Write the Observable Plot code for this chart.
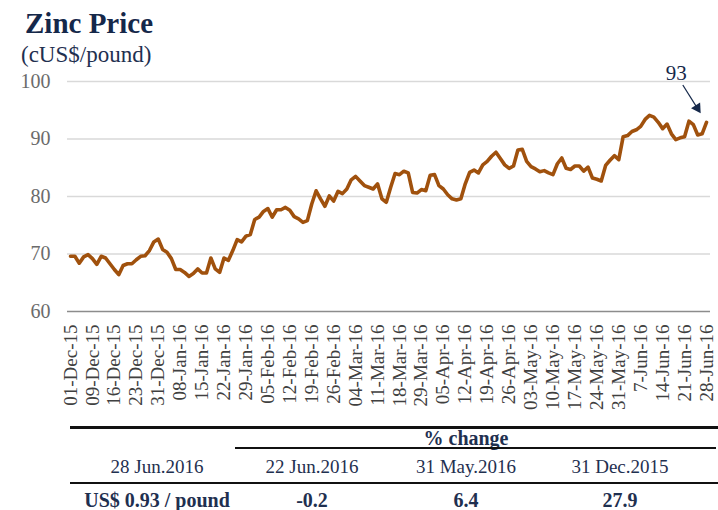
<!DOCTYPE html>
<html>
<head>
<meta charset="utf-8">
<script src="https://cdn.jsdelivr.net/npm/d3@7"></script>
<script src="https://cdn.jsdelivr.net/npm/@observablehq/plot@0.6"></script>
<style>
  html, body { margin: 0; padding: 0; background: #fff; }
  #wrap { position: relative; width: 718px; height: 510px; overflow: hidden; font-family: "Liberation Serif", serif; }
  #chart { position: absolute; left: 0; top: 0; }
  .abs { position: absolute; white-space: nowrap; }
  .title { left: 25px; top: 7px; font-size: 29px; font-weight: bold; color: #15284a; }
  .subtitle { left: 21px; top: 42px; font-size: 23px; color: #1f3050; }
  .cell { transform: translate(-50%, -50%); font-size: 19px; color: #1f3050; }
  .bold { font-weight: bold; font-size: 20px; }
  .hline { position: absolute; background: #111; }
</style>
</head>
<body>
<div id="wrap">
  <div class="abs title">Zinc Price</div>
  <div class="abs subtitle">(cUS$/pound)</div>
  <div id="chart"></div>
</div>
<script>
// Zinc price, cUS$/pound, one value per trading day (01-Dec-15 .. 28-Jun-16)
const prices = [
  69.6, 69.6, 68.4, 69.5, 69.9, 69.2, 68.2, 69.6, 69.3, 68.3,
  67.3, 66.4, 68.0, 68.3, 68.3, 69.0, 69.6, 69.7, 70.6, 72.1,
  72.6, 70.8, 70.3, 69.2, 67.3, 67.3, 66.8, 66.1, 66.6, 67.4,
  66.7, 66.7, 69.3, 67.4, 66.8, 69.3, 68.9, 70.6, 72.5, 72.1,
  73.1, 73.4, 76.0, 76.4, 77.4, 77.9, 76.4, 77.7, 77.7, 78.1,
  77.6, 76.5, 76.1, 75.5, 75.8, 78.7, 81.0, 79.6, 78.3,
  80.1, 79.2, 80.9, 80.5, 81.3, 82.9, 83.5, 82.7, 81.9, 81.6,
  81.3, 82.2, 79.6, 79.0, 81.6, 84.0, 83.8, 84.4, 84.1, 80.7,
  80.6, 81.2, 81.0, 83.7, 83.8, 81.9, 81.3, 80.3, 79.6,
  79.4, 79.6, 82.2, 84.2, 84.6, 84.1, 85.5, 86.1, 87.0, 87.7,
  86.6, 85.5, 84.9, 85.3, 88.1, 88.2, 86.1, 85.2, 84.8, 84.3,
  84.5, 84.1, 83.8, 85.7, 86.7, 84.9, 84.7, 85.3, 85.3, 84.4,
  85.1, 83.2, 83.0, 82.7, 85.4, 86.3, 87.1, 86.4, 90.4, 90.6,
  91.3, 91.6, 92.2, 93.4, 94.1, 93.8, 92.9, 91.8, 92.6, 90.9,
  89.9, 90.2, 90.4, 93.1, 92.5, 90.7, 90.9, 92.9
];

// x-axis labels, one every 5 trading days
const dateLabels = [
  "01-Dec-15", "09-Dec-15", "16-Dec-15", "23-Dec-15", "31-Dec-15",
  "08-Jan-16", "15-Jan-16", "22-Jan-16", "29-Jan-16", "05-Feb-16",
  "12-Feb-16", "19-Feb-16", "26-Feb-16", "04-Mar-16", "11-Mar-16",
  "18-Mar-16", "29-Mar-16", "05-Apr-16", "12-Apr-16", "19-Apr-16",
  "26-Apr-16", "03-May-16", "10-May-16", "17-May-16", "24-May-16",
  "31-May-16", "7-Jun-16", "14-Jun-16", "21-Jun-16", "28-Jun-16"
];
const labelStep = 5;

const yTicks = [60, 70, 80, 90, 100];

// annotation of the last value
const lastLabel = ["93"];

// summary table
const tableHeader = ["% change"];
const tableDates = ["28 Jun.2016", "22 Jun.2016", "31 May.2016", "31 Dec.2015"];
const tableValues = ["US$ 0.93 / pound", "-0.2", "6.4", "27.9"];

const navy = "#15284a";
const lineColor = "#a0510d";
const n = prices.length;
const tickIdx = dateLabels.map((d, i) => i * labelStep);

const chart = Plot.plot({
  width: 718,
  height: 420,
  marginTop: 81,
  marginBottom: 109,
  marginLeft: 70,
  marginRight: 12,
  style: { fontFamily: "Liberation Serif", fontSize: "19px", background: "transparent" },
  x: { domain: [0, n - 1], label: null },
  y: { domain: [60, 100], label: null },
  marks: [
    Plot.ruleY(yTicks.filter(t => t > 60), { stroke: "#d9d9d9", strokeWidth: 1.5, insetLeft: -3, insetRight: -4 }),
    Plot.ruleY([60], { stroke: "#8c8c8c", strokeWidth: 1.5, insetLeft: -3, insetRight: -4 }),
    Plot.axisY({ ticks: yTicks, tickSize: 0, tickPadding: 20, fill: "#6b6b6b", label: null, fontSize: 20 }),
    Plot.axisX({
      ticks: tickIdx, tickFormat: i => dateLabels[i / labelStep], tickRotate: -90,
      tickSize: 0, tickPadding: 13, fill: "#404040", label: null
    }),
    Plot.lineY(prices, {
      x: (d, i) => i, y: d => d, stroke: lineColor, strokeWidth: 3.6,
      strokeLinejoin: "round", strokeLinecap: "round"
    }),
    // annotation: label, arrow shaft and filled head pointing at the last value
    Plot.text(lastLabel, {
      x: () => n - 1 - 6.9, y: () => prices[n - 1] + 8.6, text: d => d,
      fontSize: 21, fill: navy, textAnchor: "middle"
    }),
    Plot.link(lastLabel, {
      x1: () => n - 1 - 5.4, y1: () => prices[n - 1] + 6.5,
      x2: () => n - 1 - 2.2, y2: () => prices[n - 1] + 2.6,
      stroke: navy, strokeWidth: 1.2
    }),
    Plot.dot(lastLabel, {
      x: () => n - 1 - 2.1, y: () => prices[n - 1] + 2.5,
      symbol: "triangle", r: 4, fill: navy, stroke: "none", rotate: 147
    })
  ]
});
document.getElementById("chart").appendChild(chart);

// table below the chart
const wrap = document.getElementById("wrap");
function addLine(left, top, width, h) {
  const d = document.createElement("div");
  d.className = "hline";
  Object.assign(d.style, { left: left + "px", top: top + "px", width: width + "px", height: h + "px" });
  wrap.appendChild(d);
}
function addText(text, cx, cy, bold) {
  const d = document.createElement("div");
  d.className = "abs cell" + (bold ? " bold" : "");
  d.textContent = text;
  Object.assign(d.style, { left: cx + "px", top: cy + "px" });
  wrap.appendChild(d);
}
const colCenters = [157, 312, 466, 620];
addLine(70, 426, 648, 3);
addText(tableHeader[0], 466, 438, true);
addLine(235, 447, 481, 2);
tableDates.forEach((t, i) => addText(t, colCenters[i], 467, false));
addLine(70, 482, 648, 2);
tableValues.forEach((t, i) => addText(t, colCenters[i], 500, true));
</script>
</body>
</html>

TASK INSTRUCTIONS:
Set the listing down in full and exactly. Pictures within it should not appear in the copy.

CORRECT RESULT:
Write the Observable Plot code for this chart.
<!DOCTYPE html>
<html>
<head>
<meta charset="utf-8">
<script src="https://cdn.jsdelivr.net/npm/d3@7"></script>
<script src="https://cdn.jsdelivr.net/npm/@observablehq/plot@0.6"></script>
<style>
  html, body { margin: 0; padding: 0; background: #fff; }
  #wrap { position: relative; width: 718px; height: 510px; overflow: hidden; font-family: "Liberation Serif", serif; }
  #chart { position: absolute; left: 0; top: 0; }
  .abs { position: absolute; white-space: nowrap; }
  .title { left: 25px; top: 7px; font-size: 29px; font-weight: bold; color: #15284a; }
  .subtitle { left: 21px; top: 42px; font-size: 23px; color: #1f3050; }
  .cell { transform: translate(-50%, -50%); font-size: 19px; color: #1f3050; }
  .bold { font-weight: bold; font-size: 20px; }
  .hline { position: absolute; background: #111; }
</style>
</head>
<body>
<div id="wrap">
  <div class="abs title">Zinc Price</div>
  <div class="abs subtitle">(cUS$/pound)</div>
  <div id="chart"></div>
</div>
<script>
// Zinc price, cUS$/pound, one value per trading day (01-Dec-15 .. 28-Jun-16)
const prices = [
  69.6, 69.6, 68.4, 69.5, 69.9, 69.2, 68.2, 69.6, 69.3, 68.3,
  67.3, 66.4, 68.0, 68.3, 68.3, 69.0, 69.6, 69.7, 70.6, 72.1,
  72.6, 70.8, 70.3, 69.2, 67.3, 67.3, 66.8, 66.1, 66.6, 67.4,
  66.7, 66.7, 69.3, 67.4, 66.8, 69.3, 68.9, 70.6, 72.5, 72.1,
  73.1, 73.4, 76.0, 76.4, 77.4, 77.9, 76.4, 77.7, 77.7, 78.1,
  77.6, 76.5, 76.1, 75.5, 75.8, 78.7, 81.0, 79.6, 78.3,
  80.1, 79.2, 80.9, 80.5, 81.3, 82.9, 83.5, 82.7, 81.9, 81.6,
  81.3, 82.2, 79.6, 79.0, 81.6, 84.0, 83.8, 84.4, 84.1, 80.7,
  80.6, 81.2, 81.0, 83.7, 83.8, 81.9, 81.3, 80.3, 79.6,
  79.4, 79.6, 82.2, 84.2, 84.6, 84.1, 85.5, 86.1, 87.0, 87.7,
  86.6, 85.5, 84.9, 85.3, 88.1, 88.2, 86.1, 85.2, 84.8, 84.3,
  84.5, 84.1, 83.8, 85.7, 86.7, 84.9, 84.7, 85.3, 85.3, 84.4,
  85.1, 83.2, 83.0, 82.7, 85.4, 86.3, 87.1, 86.4, 90.4, 90.6,
  91.3, 91.6, 92.2, 93.4, 94.1, 93.8, 92.9, 91.8, 92.6, 90.9,
  89.9, 90.2, 90.4, 93.1, 92.5, 90.7, 90.9, 92.9
];

// x-axis labels, one every 5 trading days
const dateLabels = [
  "01-Dec-15", "09-Dec-15", "16-Dec-15", "23-Dec-15", "31-Dec-15",
  "08-Jan-16", "15-Jan-16", "22-Jan-16", "29-Jan-16", "05-Feb-16",
  "12-Feb-16", "19-Feb-16", "26-Feb-16", "04-Mar-16", "11-Mar-16",
  "18-Mar-16", "29-Mar-16", "05-Apr-16", "12-Apr-16", "19-Apr-16",
  "26-Apr-16", "03-May-16", "10-May-16", "17-May-16", "24-May-16",
  "31-May-16", "7-Jun-16", "14-Jun-16", "21-Jun-16", "28-Jun-16"
];
const labelStep = 5;

const yTicks = [60, 70, 80, 90, 100];

// annotation of the last value
const lastLabel = ["93"];

// summary table
const tableHeader = ["% change"];
const tableDates = ["28 Jun.2016", "22 Jun.2016", "31 May.2016", "31 Dec.2015"];
const tableValues = ["US$ 0.93 / pound", "-0.2", "6.4", "27.9"];

const navy = "#15284a";
const lineColor = "#a0510d";
const n = prices.length;
const tickIdx = dateLabels.map((d, i) => i * labelStep);

const chart = Plot.plot({
  width: 718,
  height: 420,
  marginTop: 81,
  marginBottom: 109,
  marginLeft: 70,
  marginRight: 12,
  style: { fontFamily: "Liberation Serif", fontSize: "19px", background: "transparent" },
  x: { domain: [0, n - 1], label: null },
  y: { domain: [60, 100], label: null },
  marks: [
    Plot.ruleY(yTicks.filter(t => t > 60), { stroke: "#d9d9d9", strokeWidth: 1.5, insetLeft: -3, insetRight: -4 }),
    Plot.ruleY([60], { stroke: "#8c8c8c", strokeWidth: 1.5, insetLeft: -3, insetRight: -4 }),
    Plot.axisY({ ticks: yTicks, tickSize: 0, tickPadding: 20, fill: "#6b6b6b", label: null, fontSize: 20 }),
    Plot.axisX({
      ticks: tickIdx, tickFormat: i => dateLabels[i / labelStep], tickRotate: -90,
      tickSize: 0, tickPadding: 13, fill: "#404040", label: null
    }),
    Plot.lineY(prices, {
      x: (d, i) => i, y: d => d, stroke: lineColor, strokeWidth: 3.6,
      strokeLinejoin: "round", strokeLinecap: "round"
    }),
    // annotation: label, arrow shaft and filled head pointing at the last value
    Plot.text(lastLabel, {
      x: () => n - 1 - 6.9, y: () => prices[n - 1] + 8.6, text: d => d,
      fontSize: 21, fill: navy, textAnchor: "middle"
    }),
    Plot.link(lastLabel, {
      x1: () => n - 1 - 5.4, y1: () => prices[n - 1] + 6.5,
      x2: () => n - 1 - 2.2, y2: () => prices[n - 1] + 2.6,
      stroke: navy, strokeWidth: 1.2
    }),
    Plot.dot(lastLabel, {
      x: () => n - 1 - 2.1, y: () => prices[n - 1] + 2.5,
      symbol: "triangle", r: 4, fill: navy, stroke: "none", rotate: 147
    })
  ]
});
document.getElementById("chart").appendChild(chart);

// table below the chart
const wrap = document.getElementById("wrap");
function addLine(left, top, width, h) {
  const d = document.createElement("div");
  d.className = "hline";
  Object.assign(d.style, { left: left + "px", top: top + "px", width: width + "px", height: h + "px" });
  wrap.appendChild(d);
}
function addText(text, cx, cy, bold) {
  const d = document.createElement("div");
  d.className = "abs cell" + (bold ? " bold" : "");
  d.textContent = text;
  Object.assign(d.style, { left: cx + "px", top: cy + "px" });
  wrap.appendChild(d);
}
const colCenters = [157, 312, 466, 620];
addLine(70, 426, 648, 3);
addText(tableHeader[0], 466, 438, true);
addLine(235, 447, 481, 2);
tableDates.forEach((t, i) => addText(t, colCenters[i], 467, false));
addLine(70, 482, 648, 2);
tableValues.forEach((t, i) => addText(t, colCenters[i], 500, true));
</script>
</body>
</html>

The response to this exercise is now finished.